If anything, prop firm rules externally enforce the discipline that most self-funded traders struggle to maintain on their own. The basics of risk management in forex prop trading are identical to personal account management. Building these habits now means you are simultaneously preparing for both.
Six Steps to Implement Risk Management Starting Today
- Calculate your 2% risk dollar amount for your current account balance and write it down
- Set a maximum daily loss limit equal to three times your per-trade risk
- Before every trade, identify your stop-loss level on the chart, then calculate your position size
- Confirm your risk-reward is at least 1:2 before placing the order
- Check for correlation if you have or intend to open multiple positions
- Record every trade in a journal with entry rationale, position size, and outcome
These steps are not advanced tactics. They are the unsexy fundamentals that traders who survive long enough to become profitable consistently follow. For a broader look at how these principles apply across different trading tools and platforms, our comprehensive forex trading resource guide covers the practical next steps.

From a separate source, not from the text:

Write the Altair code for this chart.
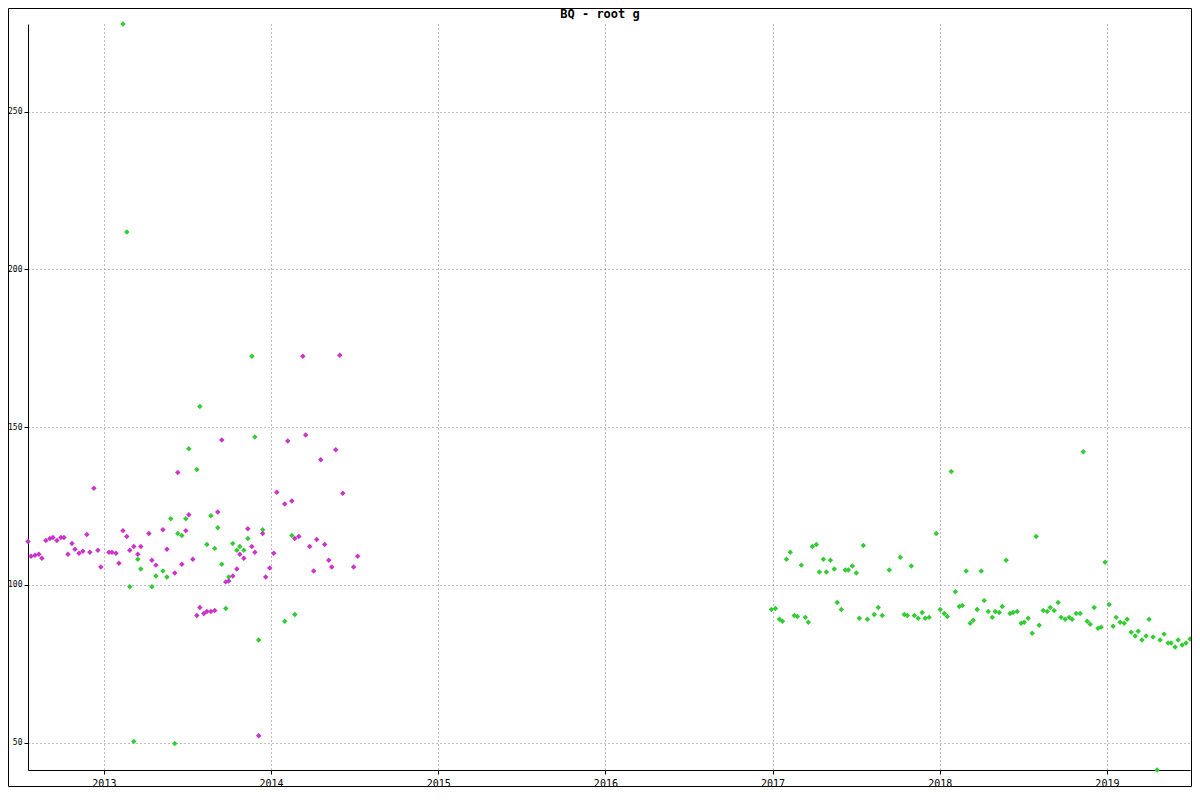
import altair as alt
import pandas as pd

# Magenta series (decimal year, value)
magenta_years = [
    2012.546, 2012.564, 2012.588, 2012.611, 2012.629, 2012.653, 2012.677, 2012.695,
    2012.719, 2012.743, 2012.761, 2012.785, 2012.809, 2012.827, 2012.851, 2012.874,
    2012.898, 2012.916, 2012.940, 2012.964, 2012.982, 2013.030, 2013.048, 2013.072,
    2013.090, 2013.114, 2013.137, 2013.155, 2013.179, 2013.203, 2013.221, 2013.269,
    2013.287, 2013.311, 2013.353, 2013.377, 2013.424, 2013.442, 2013.466, 2013.490,
    2013.508, 2013.532, 2013.556, 2013.574, 2013.598, 2013.616, 2013.640, 2013.663,
    2013.681, 2013.705, 2013.729, 2013.747, 2013.771, 2013.795, 2013.813, 2013.837,
    2013.861, 2013.885, 2013.903, 2013.926, 2013.950, 2013.968, 2013.992, 2014.016,
    2014.034, 2014.082, 2014.100, 2014.124, 2014.142, 2014.166, 2014.190, 2014.207,
    2014.231, 2014.255, 2014.273, 2014.297, 2014.321, 2014.345, 2014.363, 2014.387,
    2014.411, 2014.429, 2014.494, 2014.518,
]
magenta_values = [
    113.75, 109.06, 109.38, 109.69, 108.44, 114.06, 114.69, 115.00,
    114.06, 115.00, 115.00, 109.69, 113.13, 111.25, 110.00, 110.63,
    115.94, 110.31, 130.63, 110.94, 105.63, 110.31, 110.31, 110.00,
    106.88, 117.19, 115.31, 110.94, 112.19, 109.69, 112.19, 116.25,
    107.81, 106.25, 117.50, 111.25, 103.75, 135.63, 106.56, 117.19,
    122.19, 108.13, 90.31, 92.81, 90.94, 91.56, 91.56, 91.88,
    123.13, 145.94, 100.94, 101.25, 102.81, 105.00, 109.69, 108.44,
    117.81, 112.19, 110.31, 52.19, 116.25, 102.50, 105.31, 110.00,
    129.38, 125.63, 145.63, 126.56, 114.69, 115.31, 172.50, 147.50,
    112.19, 104.38, 114.38, 139.69, 112.81, 107.81, 105.63, 142.81,
    172.81, 129.06, 105.63, 109.06,
]

# Green series (decimal year, value)
green_years = [
    2013.114, 2013.137, 2013.155, 2013.179, 2013.203, 2013.221, 2013.287, 2013.311,
    2013.353, 2013.377, 2013.400, 2013.424, 2013.442, 2013.466, 2013.490, 2013.508,
    2013.556, 2013.574, 2013.616, 2013.640, 2013.663, 2013.681, 2013.705, 2013.729,
    2013.747, 2013.771, 2013.795, 2013.813, 2013.837, 2013.861, 2013.885, 2013.903,
    2013.926, 2013.950, 2014.082, 2014.124, 2014.142,
    2016.993, 2017.017, 2017.041, 2017.059, 2017.083, 2017.106, 2017.130, 2017.148,
    2017.172, 2017.196, 2017.214, 2017.238, 2017.262, 2017.280, 2017.304, 2017.322,
    2017.346, 2017.369, 2017.387, 2017.411, 2017.435, 2017.453, 2017.477, 2017.501,
    2017.519, 2017.543, 2017.567, 2017.608, 2017.632, 2017.656, 2017.698, 2017.764,
    2017.788, 2017.806, 2017.830, 2017.848, 2017.871, 2017.895, 2017.913, 2017.937,
    2017.979, 2018.003, 2018.027, 2018.045, 2018.069, 2018.093, 2018.117, 2018.135,
    2018.158, 2018.182, 2018.200, 2018.224, 2018.248, 2018.266, 2018.290, 2018.314,
    2018.332, 2018.356, 2018.374, 2018.397, 2018.421, 2018.439, 2018.463, 2018.487,
    2018.505, 2018.529, 2018.553, 2018.577, 2018.595, 2018.619, 2018.643, 2018.661,
    2018.684, 2018.708, 2018.726, 2018.750, 2018.774, 2018.792, 2018.816, 2018.840,
    2018.858, 2018.882, 2018.900, 2018.924, 2018.947, 2018.965, 2018.989, 2019.013,
    2019.037, 2019.055, 2019.079, 2019.103, 2019.121, 2019.145, 2019.169, 2019.187,
    2019.210, 2019.234, 2019.252, 2019.276, 2019.300, 2019.318, 2019.342, 2019.366,
    2019.384, 2019.408, 2019.426, 2019.450, 2019.473, 2019.497,
]
green_values = [
    277.81, 211.88, 99.38, 50.31, 108.13, 105.00, 99.38, 102.81,
    104.38, 102.50, 120.94, 49.69, 116.25, 115.63, 120.94, 143.13,
    136.56, 156.56, 112.81, 121.88, 111.56, 118.13, 106.56, 92.50,
    102.50, 113.13, 110.94, 112.19, 110.94, 114.69, 172.50, 146.88,
    82.50, 117.50, 88.44, 115.63, 90.63,
    92.19, 92.50, 89.06, 88.44, 108.13, 110.31, 90.31, 90.00,
    106.25, 89.69, 88.13, 112.19, 112.81, 104.06, 108.13, 104.06,
    107.81, 105.00, 94.38, 92.19, 104.69, 104.69, 105.94, 103.75,
    89.38, 112.50, 89.06, 90.63, 92.81, 90.31, 104.69, 108.75,
    90.63, 90.31, 105.94, 90.31, 89.38, 91.25, 89.38, 89.69,
    116.25, 92.19, 90.94, 90.00, 135.94, 97.81, 93.13, 93.44,
    104.38, 87.81, 88.75, 92.19, 104.38, 95.00, 91.56, 89.69,
    91.56, 91.25, 93.13, 107.81, 90.94, 91.25, 91.56, 87.81,
    88.13, 89.38, 84.69, 115.31, 87.19, 91.88, 91.56, 92.81,
    91.88, 94.38, 89.69, 89.06, 89.69, 89.06, 90.94, 90.94,
    142.19, 88.44, 87.50, 92.81, 86.25, 86.56, 107.19, 93.75,
    86.88, 89.69, 88.13, 87.81, 89.06, 85.00, 83.75, 85.31,
    82.50, 83.75, 89.06, 83.44, 41.30, 82.50, 84.38, 81.56,
    81.56, 80.31, 82.50, 80.94, 81.56, 82.81,
]

title_text = "BQ - root g"
series_names = ["series 1", "series 2"]
series_colors = ["#cc33cc", "#33cc33"]
year_ticks = [2013, 2014, 2015, 2016, 2017, 2018, 2019]
value_ticks = [50, 100, 150, 200, 250]

df = pd.concat([
    pd.DataFrame({"year": green_years, "value": green_values, "series": series_names[1]}),
    pd.DataFrame({"year": magenta_years, "value": magenta_values, "series": series_names[0]}),
], ignore_index=True)

W, H = 1162, 746
FONT = "DejaVu Sans Mono"

x_dom = [min(magenta_years + green_years), max(magenta_years + green_years)]
y_dom = [min(magenta_values + green_values), max(magenta_values + green_values)]

axis_common = dict(
    title=None, format="d", grid=True, gridColor="#808080", gridDash=[1, 3],
    gridWidth=1, gridOpacity=1, domainColor="black", domainWidth=1,
    tickColor="black", tickWidth=1, labelColor="black", labelFont=FONT,
    tickSize=4,
)

points = alt.Chart(df).mark_point(
    shape="diamond", filled=True, size=30, opacity=1, strokeWidth=0
).encode(
    x=alt.X("year:Q", scale=alt.Scale(domain=x_dom, nice=False, zero=False),
            axis=alt.Axis(values=year_ticks, labelFontSize=10, labelPadding=4,
                          **axis_common)),
    y=alt.Y("value:Q", scale=alt.Scale(domain=y_dom, nice=False, zero=False),
            axis=alt.Axis(values=value_ticks, labelFontSize=8, labelPadding=2,
                          **axis_common)),
    color=alt.Color("series:N", scale=alt.Scale(domain=series_names, range=series_colors),
                    legend=None),
)

title_mark = alt.Chart(pd.DataFrame({"t": [title_text]})).mark_text(
    font=FONT, fontSize=12, fontWeight="bold", color="black",
    align="center", baseline="alphabetic",
).encode(
    text="t:N",
    x=alt.value(W / 2 - 9),
    y=alt.value(-6),
)

border = alt.Chart(pd.DataFrame({"k": [0]})).mark_rect(
    fill="transparent", stroke="black", strokeWidth=1
).encode(
    x=alt.value(-19.5), x2=alt.value(W + 1.5),
    y=alt.value(-15.5), y2=alt.value(H + 16.5),
)

chart = alt.layer(points, title_mark, border).properties(
    width=W, height=H,
    autosize=alt.AutoSizeParams(type="none"),
    padding={"left": 20, "top": 16, "right": 2, "bottom": 17},
).configure(
    background="white"
).configure_view(
    stroke="transparent", strokeWidth=0
)

chart.save("out.html", embed_options={"renderer": "svg", "actions": False})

Forex risk management basics are not complex. They are just consistently ignored by beginners eager to focus on entries and profits rather than protection. The traders who last are the ones who treat capital preservation as their primary job and profit as the natural byproduct of disciplined execution. Start with the 1-2% rule, place every stop-loss before entry, and write down your plan before your next trade.